Every line that contains the word "Write" should be copied out.
## START
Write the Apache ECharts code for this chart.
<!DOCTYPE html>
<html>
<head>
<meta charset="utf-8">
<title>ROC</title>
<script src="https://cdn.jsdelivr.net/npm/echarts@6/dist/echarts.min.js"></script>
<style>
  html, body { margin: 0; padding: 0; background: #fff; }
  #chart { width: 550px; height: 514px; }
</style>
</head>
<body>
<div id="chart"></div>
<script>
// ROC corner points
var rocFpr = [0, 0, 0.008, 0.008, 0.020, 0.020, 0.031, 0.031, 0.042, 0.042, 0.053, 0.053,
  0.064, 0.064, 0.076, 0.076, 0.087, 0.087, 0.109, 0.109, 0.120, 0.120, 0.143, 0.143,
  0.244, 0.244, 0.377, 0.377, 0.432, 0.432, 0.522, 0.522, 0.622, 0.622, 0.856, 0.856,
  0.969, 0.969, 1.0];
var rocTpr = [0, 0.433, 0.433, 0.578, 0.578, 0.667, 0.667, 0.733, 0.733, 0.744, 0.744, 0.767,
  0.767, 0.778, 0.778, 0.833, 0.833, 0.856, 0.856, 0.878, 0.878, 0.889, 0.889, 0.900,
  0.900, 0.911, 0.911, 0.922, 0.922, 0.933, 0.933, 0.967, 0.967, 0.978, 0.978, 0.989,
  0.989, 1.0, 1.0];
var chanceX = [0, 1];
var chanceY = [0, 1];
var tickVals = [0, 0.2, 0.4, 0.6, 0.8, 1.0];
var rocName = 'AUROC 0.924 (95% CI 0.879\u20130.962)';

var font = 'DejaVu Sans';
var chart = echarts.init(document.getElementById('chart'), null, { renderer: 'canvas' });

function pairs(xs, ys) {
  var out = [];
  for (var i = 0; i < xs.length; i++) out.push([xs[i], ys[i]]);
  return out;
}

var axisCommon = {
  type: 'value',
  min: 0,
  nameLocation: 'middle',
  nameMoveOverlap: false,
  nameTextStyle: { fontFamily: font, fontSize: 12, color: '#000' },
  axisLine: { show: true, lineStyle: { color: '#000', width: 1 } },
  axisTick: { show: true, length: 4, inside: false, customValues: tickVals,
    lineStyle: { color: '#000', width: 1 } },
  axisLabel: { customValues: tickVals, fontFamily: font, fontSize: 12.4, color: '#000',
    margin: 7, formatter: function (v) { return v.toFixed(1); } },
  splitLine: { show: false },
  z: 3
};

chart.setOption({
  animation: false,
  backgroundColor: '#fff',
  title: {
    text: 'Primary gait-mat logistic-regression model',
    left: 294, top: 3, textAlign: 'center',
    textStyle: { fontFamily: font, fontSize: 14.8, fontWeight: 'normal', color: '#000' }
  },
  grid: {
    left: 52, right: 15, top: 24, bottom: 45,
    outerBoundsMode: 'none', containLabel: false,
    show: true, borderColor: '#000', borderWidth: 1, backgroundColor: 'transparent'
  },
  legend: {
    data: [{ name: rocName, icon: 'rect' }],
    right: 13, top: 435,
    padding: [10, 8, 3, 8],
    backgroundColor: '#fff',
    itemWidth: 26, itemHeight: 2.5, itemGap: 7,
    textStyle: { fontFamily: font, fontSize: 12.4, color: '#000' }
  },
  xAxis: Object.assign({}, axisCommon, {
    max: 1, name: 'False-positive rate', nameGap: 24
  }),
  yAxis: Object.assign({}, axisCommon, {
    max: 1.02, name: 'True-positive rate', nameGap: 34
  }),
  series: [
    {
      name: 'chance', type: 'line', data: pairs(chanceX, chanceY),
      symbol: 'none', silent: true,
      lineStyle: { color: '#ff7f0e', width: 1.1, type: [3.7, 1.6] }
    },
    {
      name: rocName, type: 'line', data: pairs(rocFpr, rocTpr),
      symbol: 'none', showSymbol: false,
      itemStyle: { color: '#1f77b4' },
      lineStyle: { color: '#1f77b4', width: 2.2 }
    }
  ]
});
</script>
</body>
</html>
## END
## START
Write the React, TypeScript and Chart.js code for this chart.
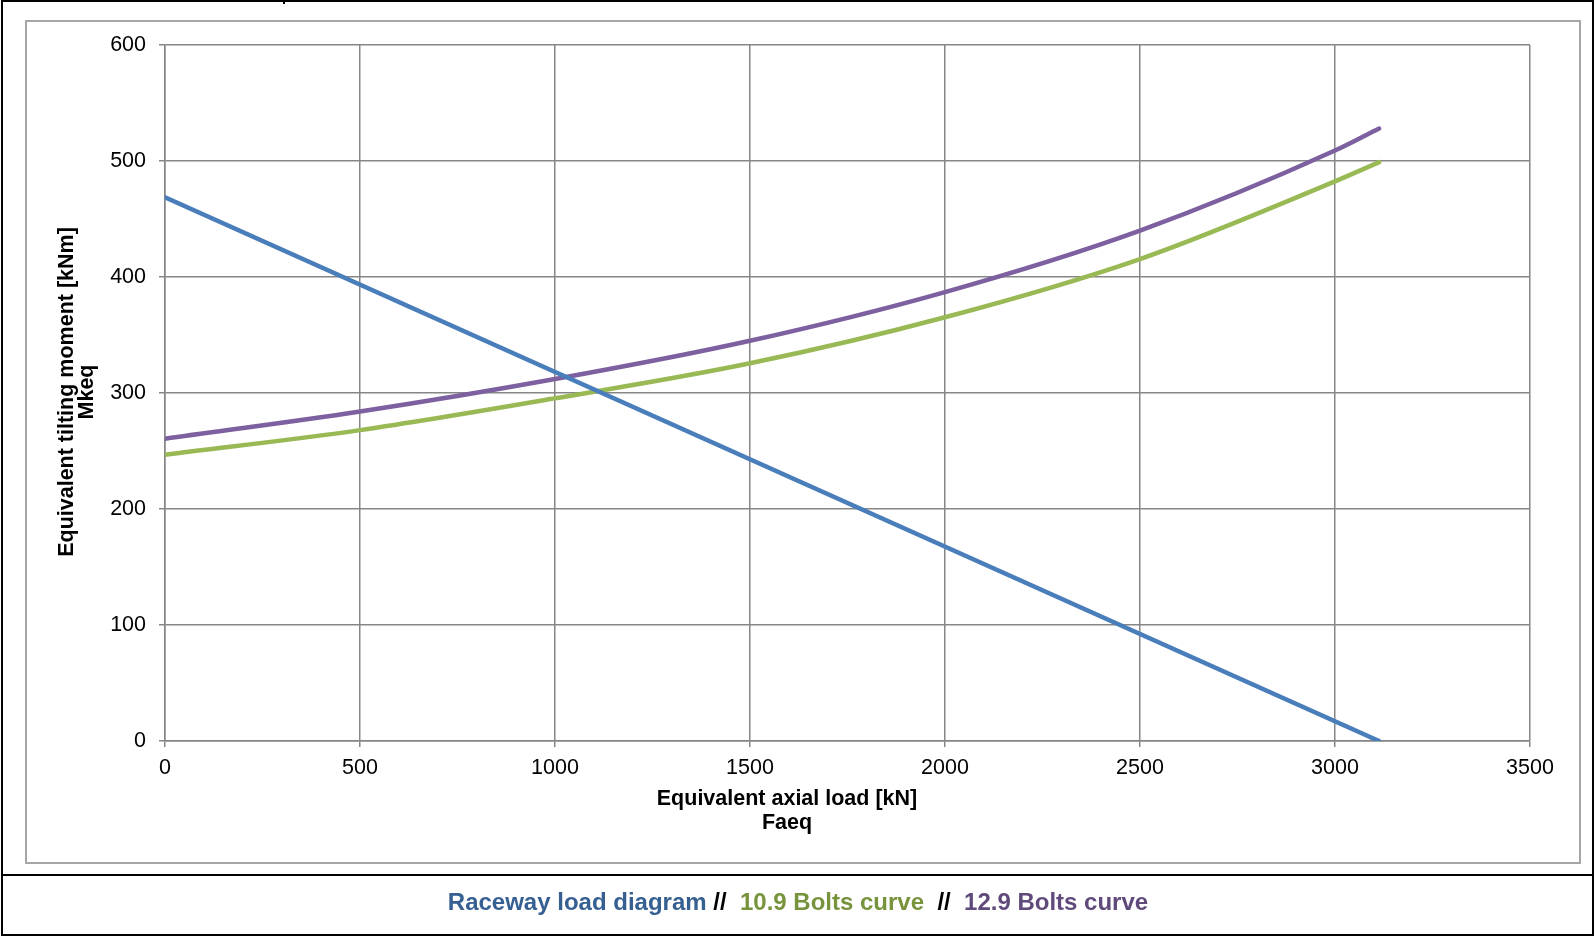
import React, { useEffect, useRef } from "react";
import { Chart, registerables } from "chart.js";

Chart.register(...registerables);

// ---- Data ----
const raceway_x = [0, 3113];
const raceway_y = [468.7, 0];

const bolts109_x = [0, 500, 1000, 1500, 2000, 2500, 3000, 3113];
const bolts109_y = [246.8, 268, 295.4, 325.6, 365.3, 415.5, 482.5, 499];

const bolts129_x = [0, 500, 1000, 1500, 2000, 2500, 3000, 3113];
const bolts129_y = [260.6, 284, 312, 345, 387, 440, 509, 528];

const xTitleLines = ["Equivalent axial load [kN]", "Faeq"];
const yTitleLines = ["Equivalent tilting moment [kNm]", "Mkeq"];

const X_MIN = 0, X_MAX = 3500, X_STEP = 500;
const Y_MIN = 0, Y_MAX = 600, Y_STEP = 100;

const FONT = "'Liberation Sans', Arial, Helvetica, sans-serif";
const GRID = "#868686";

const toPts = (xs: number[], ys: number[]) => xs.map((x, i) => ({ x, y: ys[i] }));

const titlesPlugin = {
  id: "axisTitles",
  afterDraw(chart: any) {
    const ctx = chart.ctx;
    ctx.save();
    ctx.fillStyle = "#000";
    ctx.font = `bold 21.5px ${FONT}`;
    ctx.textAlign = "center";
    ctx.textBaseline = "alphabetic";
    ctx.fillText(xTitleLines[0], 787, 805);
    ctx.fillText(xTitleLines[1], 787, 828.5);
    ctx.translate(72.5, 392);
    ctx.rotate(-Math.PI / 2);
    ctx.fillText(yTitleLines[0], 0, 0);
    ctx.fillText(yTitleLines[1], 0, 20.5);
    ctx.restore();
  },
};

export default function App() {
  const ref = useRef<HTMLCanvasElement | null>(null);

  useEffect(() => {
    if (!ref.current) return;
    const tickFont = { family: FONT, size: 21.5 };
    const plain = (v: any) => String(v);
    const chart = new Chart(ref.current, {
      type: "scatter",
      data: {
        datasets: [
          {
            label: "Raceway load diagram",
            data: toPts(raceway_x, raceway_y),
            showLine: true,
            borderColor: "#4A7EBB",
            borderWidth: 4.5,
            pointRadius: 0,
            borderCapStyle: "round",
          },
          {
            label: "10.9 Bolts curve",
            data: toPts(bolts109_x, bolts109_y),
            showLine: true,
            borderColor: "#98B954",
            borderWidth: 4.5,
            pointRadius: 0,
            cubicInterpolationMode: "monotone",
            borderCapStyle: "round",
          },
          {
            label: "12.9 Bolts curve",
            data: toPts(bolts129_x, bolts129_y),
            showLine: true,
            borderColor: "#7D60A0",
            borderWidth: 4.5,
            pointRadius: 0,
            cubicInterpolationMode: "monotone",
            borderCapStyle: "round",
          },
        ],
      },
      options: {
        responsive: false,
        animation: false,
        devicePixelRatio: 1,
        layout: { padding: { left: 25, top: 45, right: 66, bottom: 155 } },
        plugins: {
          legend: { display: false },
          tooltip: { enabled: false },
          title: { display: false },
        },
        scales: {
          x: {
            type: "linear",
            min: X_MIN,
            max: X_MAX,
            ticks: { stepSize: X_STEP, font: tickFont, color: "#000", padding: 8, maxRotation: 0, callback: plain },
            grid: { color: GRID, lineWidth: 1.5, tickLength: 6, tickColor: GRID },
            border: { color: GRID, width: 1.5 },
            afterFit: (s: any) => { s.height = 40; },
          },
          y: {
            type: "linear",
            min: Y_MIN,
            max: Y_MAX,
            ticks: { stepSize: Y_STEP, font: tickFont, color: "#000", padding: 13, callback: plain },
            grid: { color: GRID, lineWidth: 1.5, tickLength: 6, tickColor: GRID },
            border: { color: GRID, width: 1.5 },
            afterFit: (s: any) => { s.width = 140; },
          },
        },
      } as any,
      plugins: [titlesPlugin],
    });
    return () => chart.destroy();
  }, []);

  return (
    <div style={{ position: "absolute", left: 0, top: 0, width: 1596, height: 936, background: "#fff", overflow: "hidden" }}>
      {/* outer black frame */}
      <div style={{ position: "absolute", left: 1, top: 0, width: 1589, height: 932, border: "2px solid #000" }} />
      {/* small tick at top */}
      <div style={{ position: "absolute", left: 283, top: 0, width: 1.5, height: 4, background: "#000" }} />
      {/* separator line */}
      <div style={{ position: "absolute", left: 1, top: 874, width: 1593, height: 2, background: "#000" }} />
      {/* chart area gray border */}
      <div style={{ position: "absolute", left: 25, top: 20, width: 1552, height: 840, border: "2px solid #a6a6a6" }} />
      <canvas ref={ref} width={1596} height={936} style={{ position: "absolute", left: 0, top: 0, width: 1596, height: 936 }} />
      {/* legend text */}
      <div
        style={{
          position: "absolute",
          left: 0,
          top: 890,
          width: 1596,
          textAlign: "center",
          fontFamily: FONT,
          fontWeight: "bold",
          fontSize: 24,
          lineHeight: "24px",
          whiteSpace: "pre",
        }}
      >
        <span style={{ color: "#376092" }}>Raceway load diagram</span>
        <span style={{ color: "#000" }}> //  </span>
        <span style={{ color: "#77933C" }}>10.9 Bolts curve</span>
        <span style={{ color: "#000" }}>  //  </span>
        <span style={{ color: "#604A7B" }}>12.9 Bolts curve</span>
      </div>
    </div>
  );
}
## END
Task result:
Write the Apache ECharts code for this chart.
Write the React, TypeScript and Chart.js code for this chart.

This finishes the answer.